‘Nat cat gap’ in the crosshairs
Eight Lloyd’s syndicates have teamed up to help developing economies tackle underinsurance and protect against the financial cost of natural catastrophes.
The syndicates have committed $400m of capacity towards solutions and are focusing on risk-sharing and diversification initiatives.
The first batch of syndicates are managed by Amlin, Beazley, Hiscox, Mitsui Sumitomo Insurance Group, Nephila, RenaissanceRe Syndicate Management, Tokio Marine Kiln and XL Catlin.
But a Lloyd’s statement said that membership is open to the whole of Lloyd’s.

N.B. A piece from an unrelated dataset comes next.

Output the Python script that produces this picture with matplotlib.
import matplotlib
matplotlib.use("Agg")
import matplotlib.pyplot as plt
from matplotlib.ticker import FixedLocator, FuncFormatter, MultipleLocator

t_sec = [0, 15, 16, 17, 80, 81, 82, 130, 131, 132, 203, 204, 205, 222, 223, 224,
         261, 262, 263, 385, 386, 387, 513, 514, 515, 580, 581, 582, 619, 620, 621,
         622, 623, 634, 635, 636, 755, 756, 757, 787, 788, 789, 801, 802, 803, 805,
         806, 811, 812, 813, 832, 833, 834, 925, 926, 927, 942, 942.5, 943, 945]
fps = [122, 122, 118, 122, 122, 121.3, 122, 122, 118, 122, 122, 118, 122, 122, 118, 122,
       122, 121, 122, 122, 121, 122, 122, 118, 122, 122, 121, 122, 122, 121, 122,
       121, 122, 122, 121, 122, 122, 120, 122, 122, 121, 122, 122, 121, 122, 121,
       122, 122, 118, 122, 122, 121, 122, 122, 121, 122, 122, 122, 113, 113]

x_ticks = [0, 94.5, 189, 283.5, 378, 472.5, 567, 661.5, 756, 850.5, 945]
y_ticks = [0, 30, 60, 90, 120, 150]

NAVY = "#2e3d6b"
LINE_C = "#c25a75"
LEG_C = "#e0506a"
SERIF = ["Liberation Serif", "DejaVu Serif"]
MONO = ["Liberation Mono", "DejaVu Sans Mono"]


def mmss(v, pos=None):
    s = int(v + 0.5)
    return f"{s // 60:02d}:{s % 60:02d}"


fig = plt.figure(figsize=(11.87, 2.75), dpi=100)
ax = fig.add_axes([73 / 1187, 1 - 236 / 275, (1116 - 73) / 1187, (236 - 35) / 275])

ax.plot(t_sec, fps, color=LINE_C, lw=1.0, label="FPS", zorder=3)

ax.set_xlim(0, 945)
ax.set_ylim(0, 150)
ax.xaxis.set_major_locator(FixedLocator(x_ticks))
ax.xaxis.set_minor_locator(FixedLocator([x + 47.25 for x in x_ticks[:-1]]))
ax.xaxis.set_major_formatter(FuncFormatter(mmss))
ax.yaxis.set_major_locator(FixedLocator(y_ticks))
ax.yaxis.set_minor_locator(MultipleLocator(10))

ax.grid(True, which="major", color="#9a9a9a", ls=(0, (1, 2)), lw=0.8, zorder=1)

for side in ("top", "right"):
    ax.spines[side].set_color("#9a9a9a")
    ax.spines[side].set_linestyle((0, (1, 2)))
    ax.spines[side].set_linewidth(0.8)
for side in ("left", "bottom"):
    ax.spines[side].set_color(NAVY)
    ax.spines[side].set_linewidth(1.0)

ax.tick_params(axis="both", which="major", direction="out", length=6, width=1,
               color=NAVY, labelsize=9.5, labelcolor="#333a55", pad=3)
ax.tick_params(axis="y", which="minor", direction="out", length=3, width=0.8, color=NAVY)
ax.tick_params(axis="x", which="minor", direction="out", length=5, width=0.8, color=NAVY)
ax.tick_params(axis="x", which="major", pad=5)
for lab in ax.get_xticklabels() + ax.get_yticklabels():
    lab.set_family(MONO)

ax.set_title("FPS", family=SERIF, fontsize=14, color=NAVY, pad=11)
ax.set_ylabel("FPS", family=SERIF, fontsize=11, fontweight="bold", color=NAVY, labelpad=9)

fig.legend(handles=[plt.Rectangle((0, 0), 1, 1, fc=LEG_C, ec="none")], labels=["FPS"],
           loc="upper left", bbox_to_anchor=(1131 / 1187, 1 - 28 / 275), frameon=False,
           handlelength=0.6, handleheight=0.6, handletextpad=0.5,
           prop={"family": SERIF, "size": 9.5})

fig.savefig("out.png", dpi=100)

The group has sent an open invitation to work with international organisations including the World Bank and the British government’s Department for International Development.
It will also look to strengthen existing ties with several global initiatives, such as the Insurance Development Forum created by the International Insurance Society.
The group plans to engage with governments, municipalities, and non-governmental organisations, in addition to Lloyd’s client base.
Lloyd’s director of performance management Tom Bolt said: “This collective initiative means the Lloyd’s market can help provide the insurance solutions needed to build resilience to natural hazards and promote risk awareness around the world.
“We are keen to work closely with organisations across the globe to help protect economic growth in developing countries.”
Lloyd’s said that emerging economies across Latin America, Africa, and Asia currently contribute 40% to global GDP, yet represent only 16% of global insurance premiums.
In the event of a natural catastrophe, this level of underinsurance can damage growth and hamper economic development, Lloyd’s said.